Hoetger was the son of a Dortmund blacksmith, he studied sculpture in Detmold from 1888 to 1892, before directing a workshop in Rheda-Wiedenbrück. After a spell at the Düsseldorf Arts Academy, he took a trip to Paris, where he was deeply influenced by Auguste Rodin, but also got to know Paula Modersohn-Becker. Later he was able to familiarise himself with Antoni Gaudí. In 1911, Hoetger was called up to the "artistic colony" of Darmstadt, where he was to remain for some time.
In 1914, inspired by Modersohn-Becker, he got to Worpswede. It was here where he met with Bremer's Ludwig Roselius, with whom he would go on to make his masterpiece, Bremen's Böttcherstraße, in an Expressionist style. When Hitler denounced the art & architecture in the Boettcherstrasse, Roselius contemplated suicide, but his niece Barbara Goette intervened with Hitler in Berlin and Café HAG, Roselius' corporation, invested heavily in Focke-Wulf consequently outmanoeuvering Hitler.

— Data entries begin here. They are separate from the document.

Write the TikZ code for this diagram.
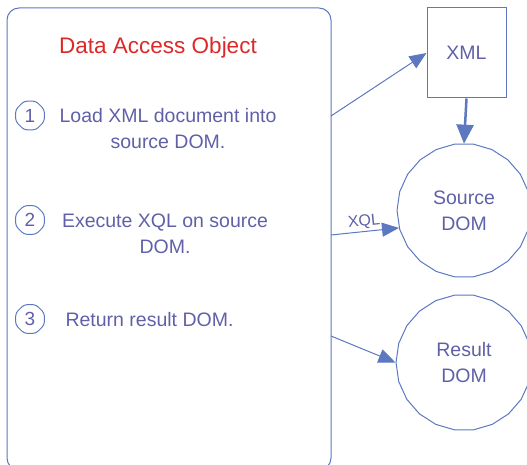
\documentclass[tikz,border=0pt]{standalone}
\usepackage{fontspec}
\setmainfont{Liberation Sans}
\usetikzlibrary{arrows.meta,shapes.geometric}

\definecolor{daoline}{RGB}{91,120,192}
\definecolor{daotext}{RGB}{96,96,168}
\definecolor{daored}{RGB}{220,40,40}

\tikzset{
  daobox/.style={draw=daoline, line width=1pt, rounded corners=12pt, minimum width=324pt, minimum height=462pt},
  title/.style={text=daored, font=\fontsize{22.5}{27}\selectfont},
  steptext/.style={text=daotext, align=center, font=\fontsize{19.5}{26}\selectfont},
  stepnum/.style={draw=daoline, line width=1pt, regular polygon, regular polygon sides=8, rounded corners=3pt, minimum size=31pt, inner sep=0pt, text=daotext, font=\fontsize{19}{22}\selectfont},
  filebox/.style={draw=daoline, line width=1pt, minimum width=79pt, minimum height=90pt, text=daotext, font=\fontsize{19.5}{26}\selectfont},
  dombox/.style={draw=daoline, line width=1pt, regular polygon, regular polygon sides=22, inner sep=0pt, align=center, text=daotext, font=\fontsize{19.5}{26}\selectfont},
  flow/.style={draw=daoline, line width=1pt, -{Triangle[length=17pt,width=14pt]}},
  bigflow/.style={draw=daoline, line width=2.5pt, -{Triangle[length=19pt,width=17pt]}},
  xqltext/.style={text=daotext, font=\fontsize{16}{19}\selectfont, inner sep=2pt}
}

\begin{document}
\begin{tikzpicture}[x=1pt,y=-1pt]
\useasboundingbox (0,0) rectangle (527,465);

% data access object
\node [daobox] (dao) at (169,239) {};
\node [title, anchor=base] (title) at (158,54) {Data Access Object};

\node [stepnum] (num1) at (30,115.5) {1};
\node [stepnum] (num2) at (30,220) {2};
\node [stepnum] (num3) at (30,319) {3};

% base = last line
\node [steptext, anchor=base] (load) at (168,149) {Load XML document into\\source DOM.};
\node [steptext, anchor=base] (exec) at (165,253) {Execute XQL on source\\DOM.};
\node [steptext, anchor=base] (ret) at (149.5,326) {Return result DOM.};

% files and DOMs
\node [filebox] (xml) at (466.5,53) {XML};
\node [dombox, minimum size=134pt] (src) at (464,210.5) {Source\\DOM};
\node [dombox, minimum size=136pt] (res) at (464,362.5) {Result\\DOM};

\coordinate (out1) at (331,116);
\coordinate (out2) at (331,235);
\coordinate (out3) at (331,336);

\draw [flow] (out1) -- (xml.west);
\draw [bigflow] (xml.south) -- (src.north);
\draw [flow] (out2) -- node [sloped, above, xqltext] {XQL} (src.195);
\draw [flow] (out3) -- (res.west);

\end{tikzpicture}
\end{document}
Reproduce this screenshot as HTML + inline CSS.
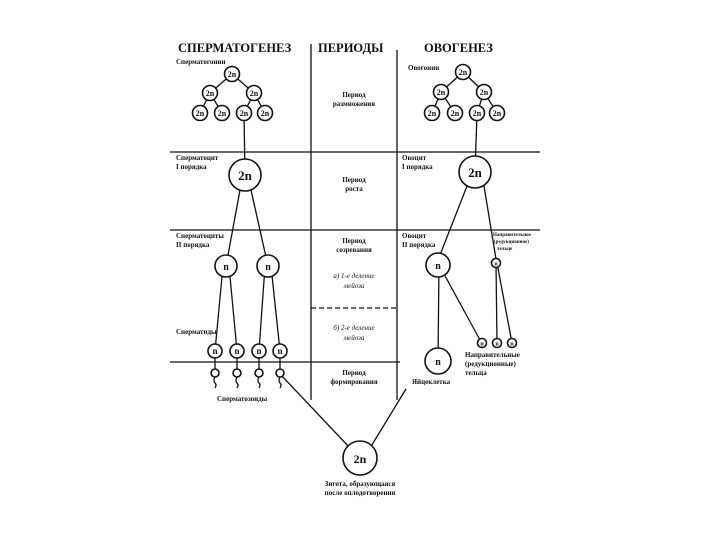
<!DOCTYPE html>
<html><head><meta charset="utf-8"><style>
html,body{margin:0;padding:0;background:#fff;width:720px;height:540px;overflow:hidden}
svg{display:block}
text{font-family:"Liberation Serif",serif;fill:#111}
.h{font-weight:bold;font-size:12.5px}
.s{font-size:7px;font-weight:bold}
.c{font-size:7px;font-weight:bold;text-anchor:middle}
.i{font-size:7px;font-style:italic;text-anchor:middle}
.n{font-weight:bold;text-anchor:middle}
circle{fill:#fff;stroke:#111;stroke-width:1.6}
line,path{stroke:#111;stroke-width:1.3;fill:none}
</style></head><body>
<svg width="720" height="540" viewBox="0 0 720 540">
<!-- headers -->
<text class="h" x="178" y="52">СПЕРМАТОГЕНЕЗ</text>
<text class="h" x="318" y="52">ПЕРИОДЫ</text>
<text class="h" x="424" y="52">ОВОГЕНЕЗ</text>
<!-- grid -->
<line x1="311" y1="44" x2="311" y2="400" stroke-width="1.8"/>
<line x1="397" y1="50" x2="397" y2="400" stroke-width="1.8"/>
<line x1="170" y1="152" x2="540" y2="152" stroke-width="1"/>
<line x1="170" y1="230" x2="540" y2="230" stroke-width="1"/>
<line x1="311" y1="308" x2="397" y2="308" stroke-width="1" stroke-dasharray="5,3"/>
<line x1="170" y1="362" x2="400" y2="362" stroke-width="1"/>
<!-- periods -->
<text class="c" x="354" y="97">Период</text>
<text class="c" x="354" y="106">размножения</text>
<text class="c" x="354" y="182">Период</text>
<text class="c" x="354" y="191">роста</text>
<text class="c" x="354" y="243">Период</text>
<text class="c" x="354" y="252">созревания</text>
<text class="i" x="354" y="278">а) 1-е деление</text>
<text class="i" x="354" y="288">мейоза</text>
<text class="i" x="354" y="330">б) 2-е деление</text>
<text class="i" x="354" y="340">мейоза</text>
<text class="c" x="354" y="375">Период</text>
<text class="c" x="354" y="384">формирования</text>
<!-- left labels -->
<text class="s" x="176" y="64">Сперматогонии</text>
<text class="s" x="176" y="160">Сперматоцит</text>
<text class="s" x="176" y="169">I порядка</text>
<text class="s" x="176" y="238">Сперматоциты</text>
<text class="s" x="176" y="247">II порядка</text>
<text class="s" x="176" y="334">Сперматиды</text>
<text class="s" x="217" y="401">Сперматозоиды</text>
<!-- left tree lines -->
<path d="M232 74 L210 93 M232 74 L254 93 M210 93 L200 113 M210 93 L222 113 M254 93 L244 113 M254 93 L265 113"/>
<line x1="244" y1="113" x2="245" y2="175"/>
<path d="M240 190 L226 266 M251 190 L268 266"/>
<path d="M223 266 L215 351 M229 266 L237 351 M265 266 L259 351 M271 266 L280 351"/>
<path d="M215 351 V373 M237 351 V373 M259 351 V373 M280 351 V373"/>
<path d="M215 377 q-2 4 0 6 q2 2 0 5 M237 377 q-2 4 0 6 q2 2 0 5 M259 377 q-2 4 0 6 q2 2 0 5 M280 377 q-2 4 0 6 q2 2 0 5" stroke-width="0.9"/>
<line x1="281" y1="375" x2="350" y2="448"/>
<!-- left circles -->
<circle cx="232" cy="74" r="7.5"/><text class="n" x="232" y="77" font-size="8">2n</text>
<circle cx="210" cy="93" r="7.5"/><text class="n" x="210" y="96" font-size="8">2n</text>
<circle cx="254" cy="93" r="7.5"/><text class="n" x="254" y="96" font-size="8">2n</text>
<circle cx="200" cy="113" r="7.5"/><text class="n" x="200" y="116" font-size="8">2n</text>
<circle cx="222" cy="113" r="7.5"/><text class="n" x="222" y="116" font-size="8">2n</text>
<circle cx="244" cy="113" r="7.5"/><text class="n" x="244" y="116" font-size="8">2n</text>
<circle cx="265" cy="113" r="7.5"/><text class="n" x="265" y="116" font-size="8">2n</text>
<circle cx="245" cy="175" r="16"/><text class="n" x="245" y="180" font-size="13">2n</text>
<circle cx="226" cy="266" r="11"/><text class="n" x="226" y="270" font-size="10">n</text>
<circle cx="268" cy="266" r="11"/><text class="n" x="268" y="270" font-size="10">n</text>
<circle cx="215" cy="351" r="7"/><text class="n" x="215" y="354" font-size="9">n</text>
<circle cx="237" cy="351" r="7"/><text class="n" x="237" y="354" font-size="9">n</text>
<circle cx="259" cy="351" r="7"/><text class="n" x="259" y="354" font-size="9">n</text>
<circle cx="280" cy="351" r="7"/><text class="n" x="280" y="354" font-size="9">n</text>
<circle cx="215" cy="373" r="4"/><circle cx="237" cy="373" r="4"/><circle cx="259" cy="373" r="4"/><circle cx="280" cy="373" r="4"/>
<!-- right labels -->
<text class="s" x="408" y="70">Овогонии</text>
<text class="s" x="402" y="160">Овоцит</text>
<text class="s" x="402" y="169">I порядка</text>
<text class="s" x="402" y="238">Овоцит</text>
<text class="s" x="402" y="247">II порядка</text>
<text x="493" y="236" font-size="5" font-weight="bold">Направительное</text>
<text x="494" y="243" font-size="5" font-weight="bold">(редукционное)</text>
<text x="497" y="250" font-size="5" font-weight="bold">тельце</text>
<text class="s" x="465" y="357">Направительные</text>
<text class="s" x="465" y="366">(редукционные)</text>
<text class="s" x="465" y="375">тельца</text>
<text class="s" x="412" y="384">Яйцеклетка</text>
<!-- right lines -->
<path d="M463 72 L441 92 M463 72 L484 92 M441 92 L432 113 M441 92 L455 113 M484 92 L477 113 M484 92 L497 113"/>
<line x1="477" y1="113" x2="475" y2="172"/>
<path d="M467 186 L440 255 M484 186 L496 259"/>
<line x1="439" y1="265" x2="438" y2="360"/>
<line x1="444" y1="274" x2="480" y2="340"/>
<path d="M496 263 L497 343 M497 263 L512 343"/>
<line x1="406" y1="389" x2="370" y2="448"/>
<!-- right circles -->
<circle cx="463" cy="72" r="7.5"/><text class="n" x="463" y="75" font-size="8">2n</text>
<circle cx="441" cy="92" r="7.5"/><text class="n" x="441" y="95" font-size="8">2n</text>
<circle cx="484" cy="92" r="7.5"/><text class="n" x="484" y="95" font-size="8">2n</text>
<circle cx="432" cy="113" r="7.5"/><text class="n" x="432" y="116" font-size="8">2n</text>
<circle cx="455" cy="113" r="7.5"/><text class="n" x="455" y="116" font-size="8">2n</text>
<circle cx="477" cy="113" r="7.5"/><text class="n" x="477" y="116" font-size="8">2n</text>
<circle cx="497" cy="113" r="7.5"/><text class="n" x="497" y="116" font-size="8">2n</text>
<circle cx="475" cy="172" r="16"/><text class="n" x="475" y="177" font-size="13">2n</text>
<circle cx="438" cy="265" r="12"/><text class="n" x="438" y="269" font-size="10">n</text>
<circle cx="496" cy="263" r="4.5"/><text class="n" x="496" y="265.5" font-size="6">n</text>
<circle cx="482" cy="343" r="4.5"/><text class="n" x="482" y="345.5" font-size="6">n</text>
<circle cx="497" cy="343" r="4.5"/><text class="n" x="497" y="345.5" font-size="6">n</text>
<circle cx="512" cy="343" r="4.5"/><text class="n" x="512" y="345.5" font-size="6">n</text>
<circle cx="438" cy="361" r="13"/><text class="n" x="438" y="365" font-size="10">n</text>
<!-- zygote -->
<circle cx="360" cy="458" r="17"/><text class="n" x="360" y="463" font-size="12">2n</text>
<text class="c" x="360" y="486">Зигота, образующаяся</text>
<text class="c" x="360" y="495">после оплодотворения</text>
</svg>
</body></html>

Like his patron Ludwig Roselius, Hoetger sympathised with the Nazi ideals and became a member of the Nazi Party. He moved to Berlin in 1934 and tried, in vain, to instill himself through his art into the party, but in 1936 Hitler declared it to be degenerate art. Expelled from the party, in 1943 Hoetger fled to Switzerland, where he died in 1949.